Sponsors of self-funded plans will want to consider including a provision in services agreements restricting the vendor from entering any agreements with subcontractors that include prohibited gag clauses. If a gag clause exists in a downstream agreement this would need to be disclosed on the attestation. This information can be reported on the attestation in the box marked “Additional Information” in step 3. The additional information entered should include, but is not limited to, any gag clause the service provider refused to remove, name of the TPA or service provider, details on the plan’s request to remove any such gag clauses, actions taken by the service provider indicating the agreement contains a gag clause and any other steps taken by the plan to comply. A plan sponsor should retain records showing its attempts to ensure no prohibited clauses.

In addition, the newly released FAQs offer guidance related to the No Surprises Act (NSA) and the calculation of the Qualifying Payment Amount (QPA) for cost sharing, disclosures with the initial payment or notice of denial, and submission required under the IDR process.

As a reminder, the NSA was passed in an effort to protect consumers from surprise billing.
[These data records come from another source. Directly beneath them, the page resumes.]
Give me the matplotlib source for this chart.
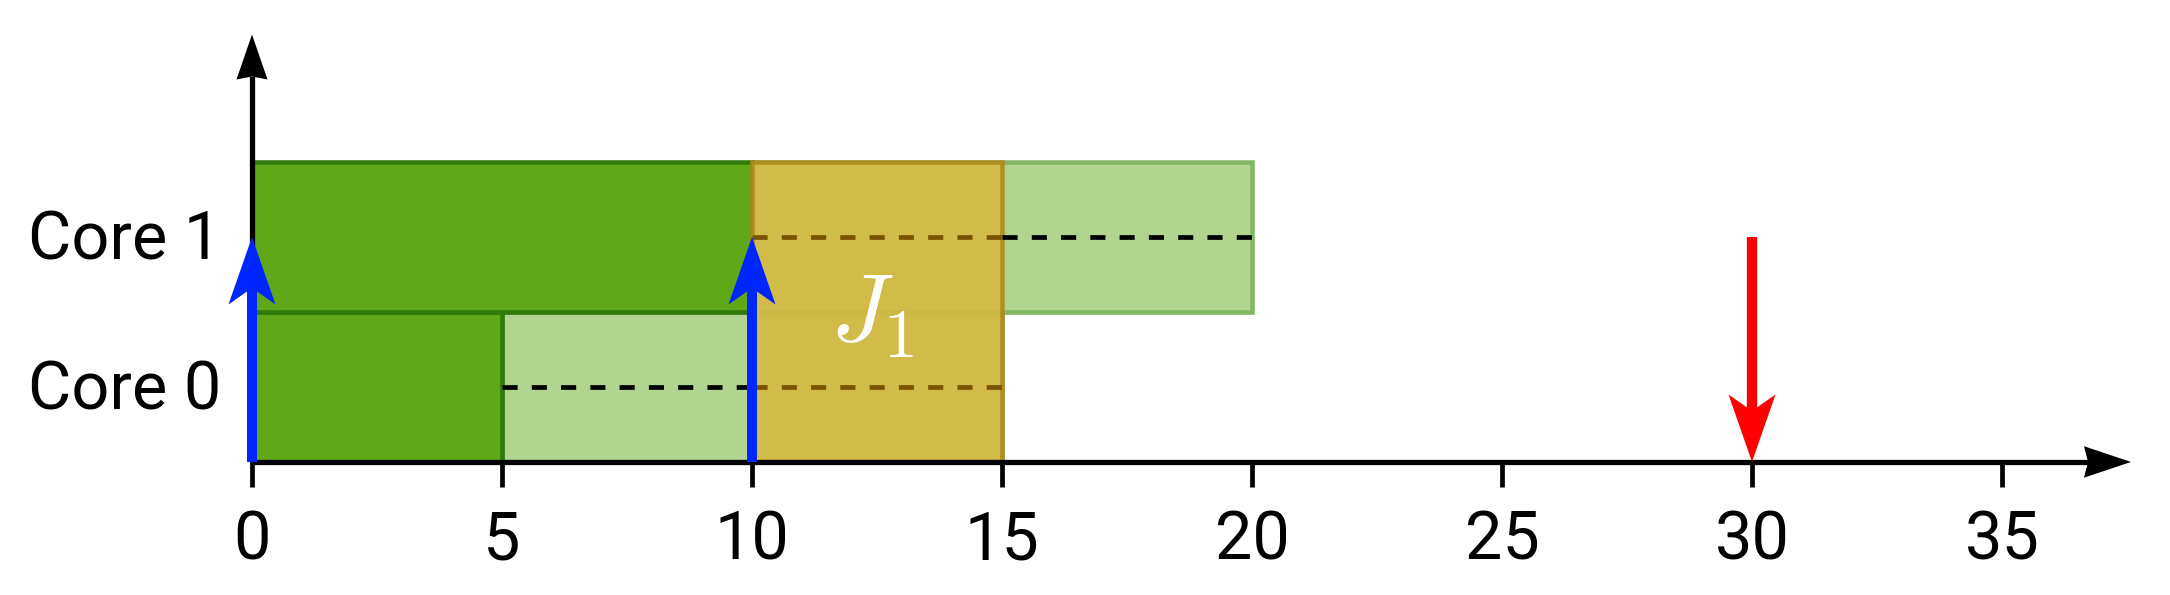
import matplotlib
matplotlib.use("Agg")
import matplotlib.pyplot as plt
from matplotlib.patches import Rectangle, Polygon

# ---- data ----
cores = ["Core 0", "Core 1"]
# (core index, start, end)
dark_jobs = [(0, 0, 5), (1, 0, 10)]
light_jobs = [(0, 5, 15), (1, 10, 20)]
gold_job = (0, 2, 10, 15)          # core from, core to, start, end
gold_label = r"$J_1$"
dashed_segments = [(0, 5, 10, "k"), (0, 10, 15, "brown"),
                   (1, 10, 15, "brown"), (1, 15, 20, "k")]
release_times = [0, 10]
deadline_times = [30]
xticks = [0, 5, 10, 15, 20, 25, 30, 35]

plt.rcParams['font.family'] = ['Roboto', 'DejaVu Sans']
plt.rcParams['mathtext.fontset'] = 'cm'

fig = plt.figure(figsize=(21.7, 5.95), dpi=100)
ax = fig.add_axes([0, 0, 1, 1])
ax.set_xlim(-5.04, 38.36)
ax.set_ylim(-0.887, 3.08)
ax.axis('off')

DARK = "#5fa818"
DARK_EDGE = "#2e7a0a"
LIGHT = "#b1d58e"
LIGHT_EDGE = "#84b763"
GOLD = "#d5b942"
GOLD_EDGE = "#b08a1e"
BROWN = "#7a5200"

for c, s, e in dark_jobs:
    ax.add_patch(Rectangle((s, c), e - s, 1, facecolor=DARK, edgecolor=DARK_EDGE,
                           lw=3.3, zorder=2))
for c, s, e in light_jobs:
    ax.add_patch(Rectangle((s, c), e - s, 1, facecolor=LIGHT, edgecolor=LIGHT_EDGE,
                           lw=3.3, zorder=1.5))
for c, s, e, col in dashed_segments:
    ax.plot([s, e], [c + 0.5, c + 0.5], color=(BROWN if col == "brown" else "k"),
            lw=3.4, dashes=(3.2, 3.0), zorder=4)
c0, c1, s, e = gold_job
ax.add_patch(Rectangle((s, c0), e - s, c1 - c0, facecolor=GOLD, edgecolor=GOLD_EDGE,
                       lw=3.3, alpha=0.9, zorder=3))
ax.text((s + e) / 2 - 0.1, 0.98, gold_label, color="white", fontsize=70,
        ha="center", va="center", zorder=6)

# axes
x_tip, x_back, x_hh = 37.58, 36.64, 0.105
ax.plot([0, x_back + 0.1], [0, 0], color="k", lw=3.8, solid_capstyle="butt", zorder=5)
ax.add_patch(Polygon([(x_tip, 0), (x_back, x_hh), (x_back + 0.08, 0), (x_back, -x_hh)],
                     closed=True, facecolor="k", edgecolor="none", zorder=5))
y_tip, y_back, y_hw = 2.85, 2.55, 0.31
ax.plot([0, 0], [0, y_back + 0.02], color="k", lw=3.8, solid_capstyle="butt", zorder=5)
ax.add_patch(Polygon([(0, y_tip), (y_hw, y_back), (0, y_back + 0.02), (-y_hw, y_back)],
                     closed=True, facecolor="k", edgecolor="none", zorder=5))

for t in xticks:
    ax.plot([t, t], [0, -0.167], color="k", lw=3.4, solid_capstyle="butt", zorder=5)
    ax.text(t, -0.653, str(t), fontsize=48, ha="center", va="baseline")

for i, name in enumerate(cores):
    ax.text(-0.62, i + 0.347, name, fontsize=48, ha="right", va="baseline")

# arrows
hw, hl, notch = 0.47, 0.45, 0.34
for t in release_times:
    top = 1.5
    ax.plot([t, t], [0, top - notch + 0.01], color="#0026ff", lw=7.2,
            solid_capstyle="butt", zorder=7)
    ax.add_patch(Polygon([(t, top), (t + hw, top - hl), (t, top - notch), (t - hw, top - hl)],
                         closed=True, facecolor="#0026ff", edgecolor="none", zorder=7))
for t in deadline_times:
    top = 1.5
    ax.plot([t, t], [top, notch - 0.01], color="#ff0000", lw=7.4,
            solid_capstyle="butt", zorder=7)
    ax.add_patch(Polygon([(t, 0), (t + hw, hl), (t, notch), (t - hw, hl)],
                         closed=True, facecolor="#ff0000", edgecolor="none", zorder=7))

fig.savefig("out.png", dpi=100)
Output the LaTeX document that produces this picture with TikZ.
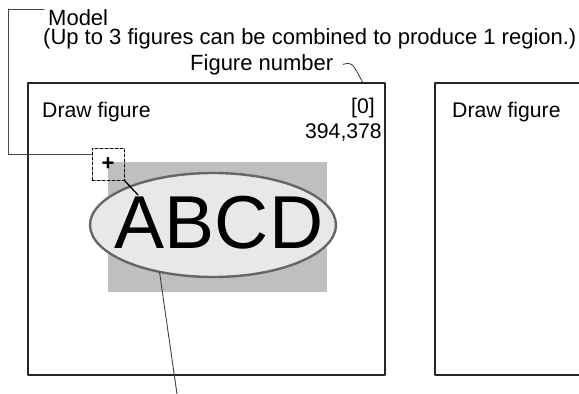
\documentclass[tikz,border=0pt]{standalone}
\usepackage{fontspec}
\setmainfont{Liberation Sans}
\usetikzlibrary{shapes.geometric}
\begin{document}
\begin{tikzpicture}[x=1pt, y=-1pt, font=\fontsize{21.2}{24}\selectfont, line join=round, line cap=round]
	\tikzset{frame style/.style={draw=black!85, line width=1.3pt},
		leader style/.style={draw=black!80, line width=1pt, densely dotted},
		label style/.style={inner sep=0pt, anchor=base west},
		note style/.style={label style, font=\fontsize{22}{19}\selectfont}}
	
	\def \boxtop{83}
	\def \boxbot{375}
	\useasboundingbox (0,0) rectangle (579,394);
	\draw[frame style] (28,\boxtop) rectangle (385,\boxbot);
	\draw[frame style] (579,\boxtop) -- (435,\boxtop) -- (435,\boxbot) -- (579,\boxbot);
	\node[label style] (title) at (42,117) {Draw figure};
	\node[label style] (title2) at (452,117) {Draw figure};
	\node[inner sep=0pt, anchor=base east] (num) at (375,113) {[0]};
	\node[inner sep=0pt, anchor=base east] (pos) at (382,138) {394,378};
	\node[note style, align=left] (model) at (43,44) {\hspace{5pt}Model\\(Up to 3 figures can be combined to produce 1 region.)};
	\node[note style] (fignum) at (190,70) {Figure number};
	
	\fill[black!25] (108,162) rectangle (327,292);
	\node[ellipse, draw=black!60, fill=black!9, line width=2.4pt, minimum width=246pt, minimum height=104pt] (region) at (213,225) {};
	\node[inner sep=0pt, anchor=base, font=\fontsize{75}{80}\selectfont] (abcd) at (219,248) {ABCD};
	\node[draw, densely dashed, line width=1pt, minimum size=32pt, inner sep=0pt, font=\fontsize{22}{22}\selectfont\bfseries] (plus) at (108,164) {+};
	
	\coordinate (corner) at (8,9);
	\draw[line width=1.3pt] (plus.south east) -- (138,195);
	\draw[leader style] ([xshift=1pt]model.north west |- corner) -- (corner) -- (8,154) -- (plus.west |- 0,154);
	\draw[leader style] ([xshift=10pt]fignum.east) .. controls (352,62) .. (363,83);
	\draw[leader style] (region.222) -- (177,394);
\end{tikzpicture}
\end{document}
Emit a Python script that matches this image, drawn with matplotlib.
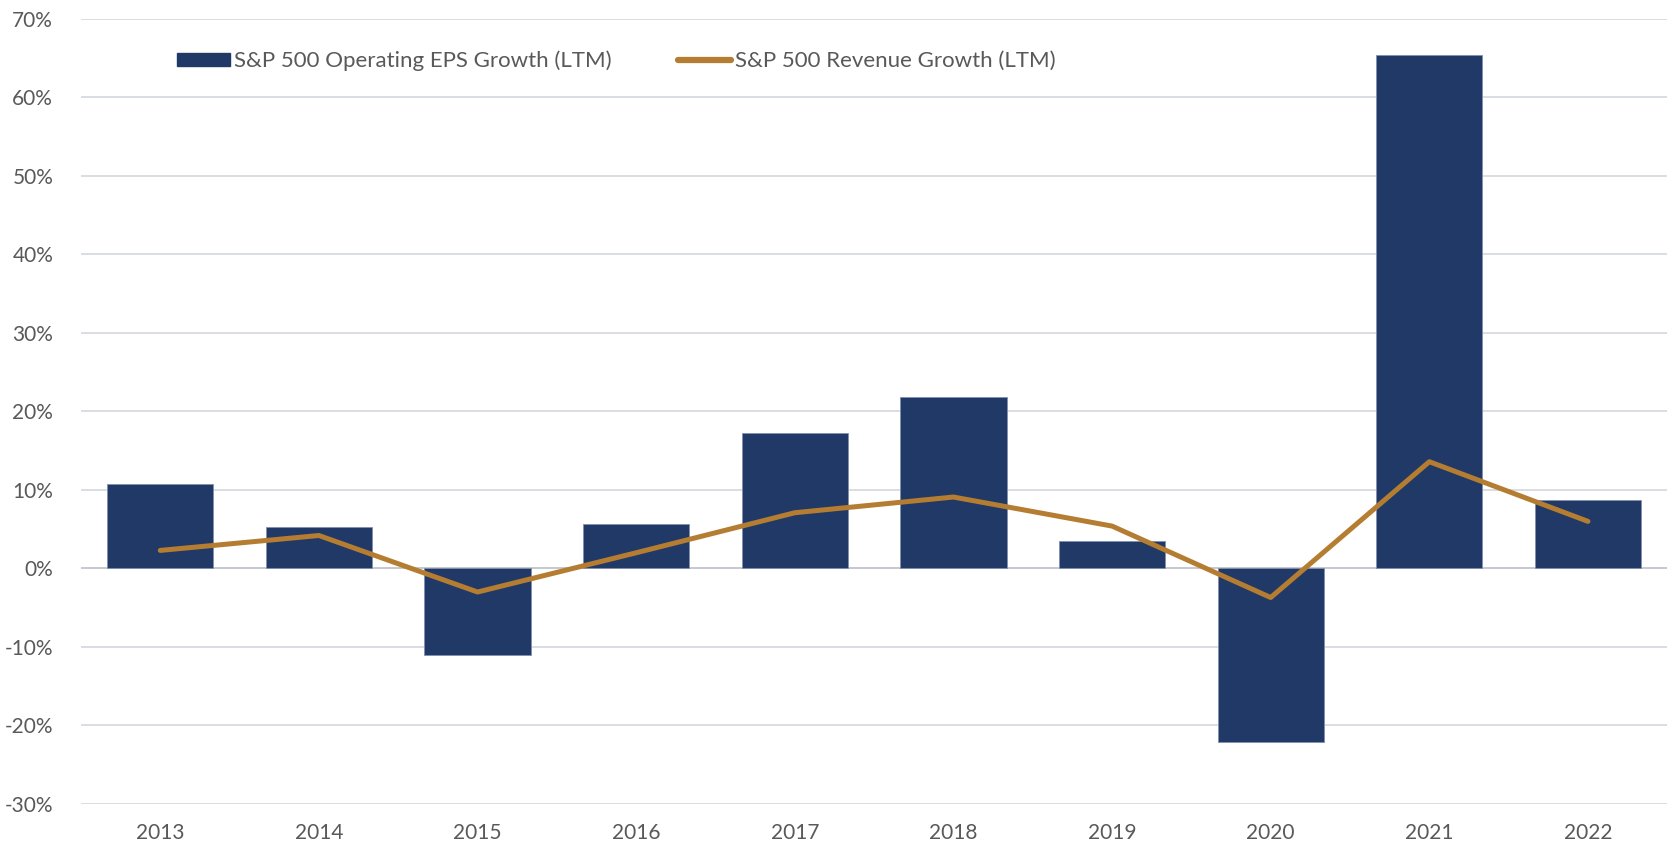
import matplotlib
matplotlib.use("Agg")
import matplotlib.pyplot as plt
import numpy as np
from matplotlib.ticker import FuncFormatter, MultipleLocator
from matplotlib.patches import Patch
from matplotlib.lines import Line2D

years = ["2013", "2014", "2015", "2016", "2017", "2018", "2019", "2020", "2021", "2022"]
eps_growth = [10.8, 5.3, -11.0, 5.7, 17.2, 21.8, 3.5, -22.1, 65.4, 8.7]
revenue_growth = [2.3, 4.2, -3.0, 2.0, 7.1, 9.1, 5.4, -3.7, 13.6, 6.0]

bar_label = "S&P 500 Operating EPS Growth (LTM)"
line_label = "S&P 500 Revenue Growth (LTM)"

navy = "#213966"
gold = "#B57D31"
text_gray = "#595959"
grid_gray = "#D3D7DC"

plt.rcParams['font.family'] = ['Lato', 'DejaVu Sans']

fig = plt.figure(figsize=(16.76, 8.43), dpi=100)
ax = fig.add_axes([0.0483, 0.0463, 0.9465, 0.9312])

x = np.arange(len(years))
ax.bar(x, eps_growth, width=0.67, color=navy, edgecolor="#8090AE", linewidth=0.6, zorder=2)
ax.plot(x, revenue_growth, color=gold, linewidth=3.6, solid_capstyle="round",
        solid_joinstyle="round", zorder=3)

ax.set_xlim(-0.5, len(years) - 0.5)
ax.set_ylim(-30, 70)
ax.yaxis.set_major_locator(MultipleLocator(10))
ax.yaxis.set_major_formatter(FuncFormatter(lambda v, p: f"{v:.0f}%"))
ax.set_xticks(x)
ax.set_xticklabels(years)

ax.grid(axis="y", color=grid_gray, linewidth=1.2, zorder=0)
ax.axhline(0, color="#6E6E6E", linewidth=1.2, zorder=1)
for s in ax.spines.values():
    s.set_visible(False)
ax.tick_params(axis="both", length=0, labelsize=15, colors=text_gray)
ax.tick_params(axis="y", pad=20)
ax.tick_params(axis="x", pad=14)

handles = [Patch(facecolor=navy, edgecolor=navy),
           Line2D([0], [0], color=gold, linewidth=4.5, solid_capstyle="round")]
leg = ax.legend(handles, [bar_label, line_label], loc="upper left",
                bbox_to_anchor=(0.048, 0.985), ncol=2, frameon=False,
                fontsize=16, labelcolor=text_gray, handlelength=2.4,
                handleheight=0.5, handletextpad=0.15, columnspacing=3.0)

fig.savefig("out.png", dpi=100, facecolor="white")
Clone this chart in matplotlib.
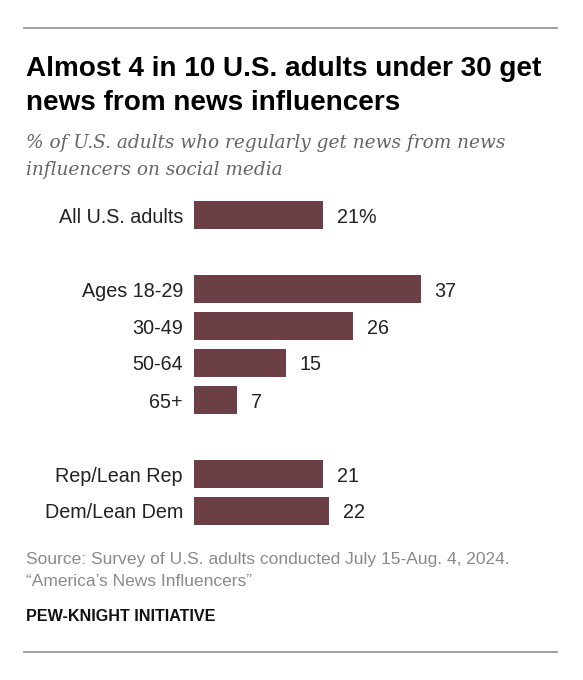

It provides that individuals can only be charged the in-network rate for the following:

  • Emergency services provided by an out of network provider or at an out of network facility
  • Services provided by an out of network provider at an in-network facility
  • Air ambulance services. The Rules do not apply to ground ambulance services. Note it does not apply to air ambulance transport used in non-emergent situations.

Any balance must be resolved between the provider and the payer. The law provides that this resolution is accomplished through a type of baseball style arbitration. There has been significant litigation over the past few years over how to arrive at a payment amount. These FAQs provide guidance to providers and payers about calculating the QPA while the IDR process remains in a state of flux. The guidance suggests that plans and issuers will need to use a good faith, reasonable interpretation of the statutes and regulations that remain in effect when calculating the QPA.

The NSA applies to self-funded health plans, individual and group health plans, public and private sector health plans, and grandfathered health plans. If the health plan is insured the insurer handles this negotiation. Sponsors of self-funded health plans will want to be sure the services agreement clearly describes who is responsible for these negotiations. This negotiation process will evolve as the litigation continues to play out. It does not apply to excepted benefit plans such as standalone vision or dental plans, health reimbursement arrangements, retiree-only plans, and short-term limited duration policies.